The visual impact came first, before any impression that the songs might create, and that also included how to move. In 1959, most singers stood at a microphone and sang. There was a distinct lack of movement or excitement. But by 1963, the Motown artists were touring regularly, with additional appearances on TV to massively increase the range of the visual impact they could make. As a result, the artists were taught how to move on stage and in the TV studio. Choreographer Cholly Atkins created many routines, especially for the groups, which involved slick footwork and expressive arm movements. Other staff members were recruited to look after the outfits that were specifically designed to make an impression.
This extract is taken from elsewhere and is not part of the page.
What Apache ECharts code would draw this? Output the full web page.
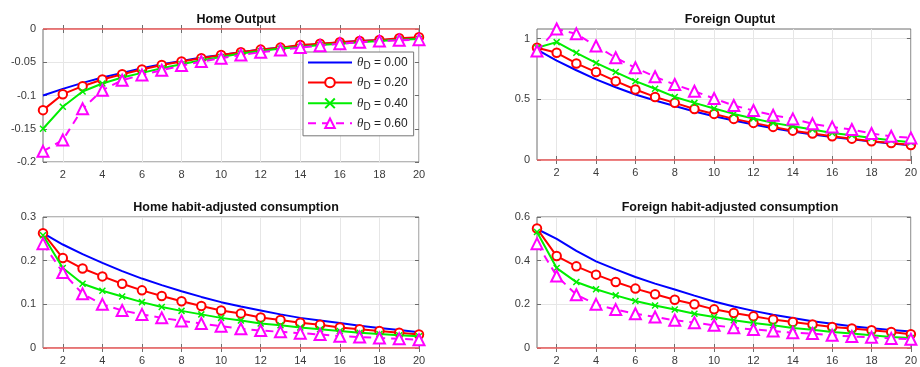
<!DOCTYPE html>
<html><head><meta charset="utf-8">
<script src="https://cdn.jsdelivr.net/npm/echarts@6/dist/echarts.min.js"></script>
<style>html,body{margin:0;padding:0;background:#fff}#c{width:920px;height:367px}</style>
</head><body><div id="c"></div>
<script>
const periods = [1,2,3,4,5,6,7,8,9,10,11,12,13,14,15,16,17,18,19,20];
const xTicks = [2,4,6,8,10,12,14,16,18,20];
const seriesNames = ['θD = 0.00','θD = 0.20','θD = 0.40','θD = 0.60'];
const titles = ['Home Output','Foreign Ouptut','Home habit-adjusted consumption','Foreign habit-adjusted consumption'];

// Home Output
const homeOut0 = [-0.100,-0.090,-0.081,-0.073,-0.066,-0.059,-0.053,-0.048,-0.043,-0.039,-0.035,-0.031,-0.028,-0.025,-0.023,-0.020,-0.018,-0.017,-0.015,-0.013];
const homeOut2 = [-0.122,-0.098,-0.086,-0.076,-0.068,-0.061,-0.054,-0.049,-0.044,-0.039,-0.035,-0.031,-0.028,-0.024,-0.022,-0.020,-0.018,-0.0165,-0.014,-0.0125];
const homeOut4 = [-0.150,-0.117,-0.094,-0.082,-0.073,-0.066,-0.059,-0.053,-0.047,-0.042,-0.037,-0.033,-0.0295,-0.027,-0.024,-0.022,-0.020,-0.018,-0.016,-0.015];
const homeOut6 = [-0.184,-0.167,-0.120,-0.092,-0.077,-0.069,-0.062,-0.055,-0.049,-0.044,-0.039,-0.035,-0.0315,-0.028,-0.025,-0.022,-0.020,-0.018,-0.017,-0.016];
// Foreign Output
const forOut0 = [0.91,0.82,0.74,0.665,0.60,0.54,0.49,0.445,0.40,0.36,0.325,0.292,0.262,0.235,0.21,0.19,0.17,0.152,0.136,0.122];
const forOut2 = [0.925,0.884,0.796,0.725,0.65,0.581,0.52,0.471,0.421,0.38,0.339,0.306,0.273,0.242,0.218,0.196,0.176,0.154,0.14,0.124];
const forOut4 = [0.925,0.972,0.884,0.80,0.725,0.65,0.587,0.52,0.471,0.424,0.38,0.342,0.306,0.278,0.251,0.223,0.204,0.182,0.163,0.146];
const forOut6 = [0.898,1.08,1.04,0.94,0.843,0.76,0.686,0.622,0.567,0.507,0.449,0.408,0.369,0.339,0.298,0.273,0.251,0.218,0.196,0.182];
// Home habit-adjusted consumption
const homeC0 = [0.263,0.237,0.215,0.195,0.176,0.159,0.144,0.130,0.117,0.105,0.095,0.086,0.077,0.069,0.063,0.057,0.051,0.046,0.041,0.036];
const homeC2 = [0.263,0.206,0.182,0.164,0.147,0.132,0.119,0.107,0.096,0.086,0.079,0.070,0.064,0.058,0.053,0.047,0.043,0.039,0.035,0.031];
const homeC4 = [0.258,0.183,0.147,0.131,0.118,0.105,0.094,0.085,0.077,0.069,0.063,0.056,0.052,0.047,0.043,0.039,0.035,0.032,0.029,0.027];
const homeC6 = [0.239,0.173,0.124,0.100,0.086,0.077,0.069,0.062,0.056,0.050,0.044,0.040,0.037,0.034,0.031,0.027,0.025,0.023,0.021,0.019];
// Foreign habit-adjusted consumption
const forC0 = [0.545,0.50,0.445,0.397,0.36,0.325,0.295,0.268,0.24,0.213,0.19,0.17,0.152,0.137,0.123,0.111,0.10,0.091,0.083,0.076];
const forC2 = [0.547,0.421,0.374,0.336,0.302,0.272,0.246,0.221,0.200,0.177,0.160,0.145,0.130,0.119,0.108,0.096,0.089,0.081,0.073,0.063];
const forC4 = [0.531,0.366,0.302,0.269,0.241,0.215,0.195,0.176,0.157,0.142,0.127,0.115,0.104,0.092,0.084,0.073,0.066,0.058,0.050,0.046];
const forC6 = [0.478,0.33,0.244,0.200,0.176,0.157,0.142,0.127,0.116,0.104,0.093,0.085,0.078,0.070,0.066,0.058,0.053,0.049,0.044,0.040];

const panels = [
  {data:[homeOut0,homeOut2,homeOut4,homeOut6], min:-0.2, max:0, yTicks:[-0.2,-0.15,-0.1,-0.05,0]},
  {data:[forOut0,forOut2,forOut4,forOut6], min:0, max:1.08, yTicks:[0,0.5,1]},
  {data:[homeC0,homeC2,homeC4,homeC6], min:0, max:0.3, yTicks:[0,0.1,0.2,0.3]},
  {data:[forC0,forC2,forC4,forC6], min:0, max:0.6, yTicks:[0,0.2,0.4,0.6]}
];

const gridPos = [
  {left:43, top:29, width:376, height:133},
  {left:537, top:29, width:376, height:131},
  {left:43, top:217, width:376, height:131},
  {left:537, top:217, width:376, height:131}
];
const titleY = [8, 8, 196, 196];

const colors = ['#0000ff','#ff0000','#00ee00','#ff00ff'];
const frame = '#6e6e6e';
const labelStyle = {color:'#3a3a3a', fontSize:11, fontFamily:'Liberation Sans, Arial, sans-serif'};

const grids=[], xAxes=[], yAxes=[], series=[], title=[];
gridPos.forEach((g,i)=>{
  const p = panels[i];
  grids.push(Object.assign({show:true, borderColor:frame, borderWidth:1, backgroundColor:'#fff'}, g));
  title.push({text:titles[i], left:g.left + g.width/2, top:titleY[i], textAlign:'center',
    textStyle:{fontSize:12.5, fontWeight:'bold', color:'#111', fontFamily:'Liberation Sans, Arial, sans-serif'}});
  const xBase = {type:'value', gridIndex:i, min:1, max:20,
    axisLine:{show:false}, axisTick:{show:true, inside:true, length:4, lineStyle:{color:frame}, customValues:xTicks},
    splitLine:{show:true, lineStyle:{color:'#e6e6e6', width:1}}};
  xAxes.push(Object.assign({}, xBase, {position:'bottom', axisLabel:Object.assign({margin:7, customValues:xTicks}, labelStyle)}));
  xAxes.push(Object.assign({}, xBase, {position:'top', axisLabel:{show:false, customValues:xTicks}, splitLine:{show:false}}));
  const yBase = {type:'value', gridIndex:i, min:p.min, max:p.max,
    axisLine:{show:false}, axisTick:{show:true, inside:true, length:4, lineStyle:{color:frame}, customValues:p.yTicks},
    splitLine:{show:true, lineStyle:{color:'#e6e6e6', width:1}}};
  yAxes.push(Object.assign({}, yBase, {position:'left', axisLabel:Object.assign({margin:7, customValues:p.yTicks}, labelStyle)}));
  yAxes.push(Object.assign({}, yBase, {position:'right', axisLabel:{show:false, customValues:p.yTicks}, splitLine:{show:false}}));

  p.data.forEach((vals,k)=>{
    const s = {
      type:'line', name:seriesNames[k], xAxisIndex:2*i, yAxisIndex:2*i,
      data: periods.map((t,j)=>[t, vals[j]]), clip:false, animation:false,
      lineStyle:{color:colors[k], width:2, type: k===3 ? [8,6] : 'solid'},
      itemStyle:{color:colors[k]}, z: 3+k
    };
    if (k===0) {
      s.symbol='none';
      s.z = 2;
    } else if (k===1) {
      s.symbol='emptyCircle'; s.symbolSize=8.5; s.itemStyle={color:colors[k], borderColor:colors[k], borderWidth:2};
    } else if (k===2) {
      s.symbol='path://M0,0L10,10M10,0L0,10'; s.symbolSize=6;
      s.itemStyle={color:'none', borderColor:colors[k], borderWidth:1.5};
    } else {
      s.symbol='emptyTriangle'; s.symbolSize=11; s.itemStyle={color:colors[k], borderColor:colors[k], borderWidth:2.5};
      s.markLine = {silent:true, symbol:'none', label:{show:false}, animation:false, z:10,
        lineStyle:{color:'#f06060', width:1.5, type:'solid'}, data:[{yAxis:0}]};
    }
    series.push(s);
  });
});

const chart = echarts.init(document.getElementById('c'), null, {renderer:'canvas'});
chart.setOption({
  animation:false,
  title: title,
  grid: grids, xAxis: xAxes, yAxis: yAxes, series: series,
  legend: {
    data: [{name:seriesNames[0], itemStyle:{opacity:0}}, seriesNames[1], seriesNames[2], seriesNames[3]],
    orient:'vertical', left:303, top:52, itemWidth:44, itemHeight:12, itemGap:5,
    padding:[4,6,4,4], backgroundColor:'#fff', borderColor:'#777', borderWidth:1,
    selectedMode:false,
    formatter: name => '{t|θ}{d|D}{v| = ' + name.split('= ')[1] + '}',
    textStyle:{color:'#222', fontFamily:'Liberation Sans, Arial, sans-serif', fontSize:12,
      rich:{ t:{fontStyle:'italic', fontSize:13, fontFamily:'Liberation Serif, serif'},
             d:{fontSize:10, padding:[7,0,0,0], fontFamily:'Liberation Sans, Arial, sans-serif'},
             v:{fontSize:12, fontFamily:'Liberation Sans, Arial, sans-serif'} }}
  }
});
</script></body></html>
Suits for the boys and ball-gowns for the girls. The clothes and hair-styles were way outside the norm for the majority of the young singers who came to Motown, but they were trained to carry everything off with panache. For Gordy, it was all part of making Motown special, of ensuring respect for the artists and selling each song as powerfully as possible, and, of course, it worked! As a footnote, Marvin Gaye never attended the artist development sessions. It was his choice to go his own way (not for the only time!). Later, experienced performers like Junior Walker and Gladys Knight were also exempt.
When the Motown Revue came to Europe in 1965, the audiences were captivated by the stage presentation of each act. When the TV Special hosted by Dusty Springfield was aired, it created an enormous reaction in the UK. Even in black-and-white, it was impossible to miss the glamour of the girls and the chic of the boys, which marked Motown out as the music to buy.
There is no doubt regarding the importance of Motown’s music to a changing culture, one in which the Motown artists saw themselves as ambassadors for the company but also as entertainers who were bringing positivity and fun through their music. The respect they were accorded in the UK and other countries made a big impression them.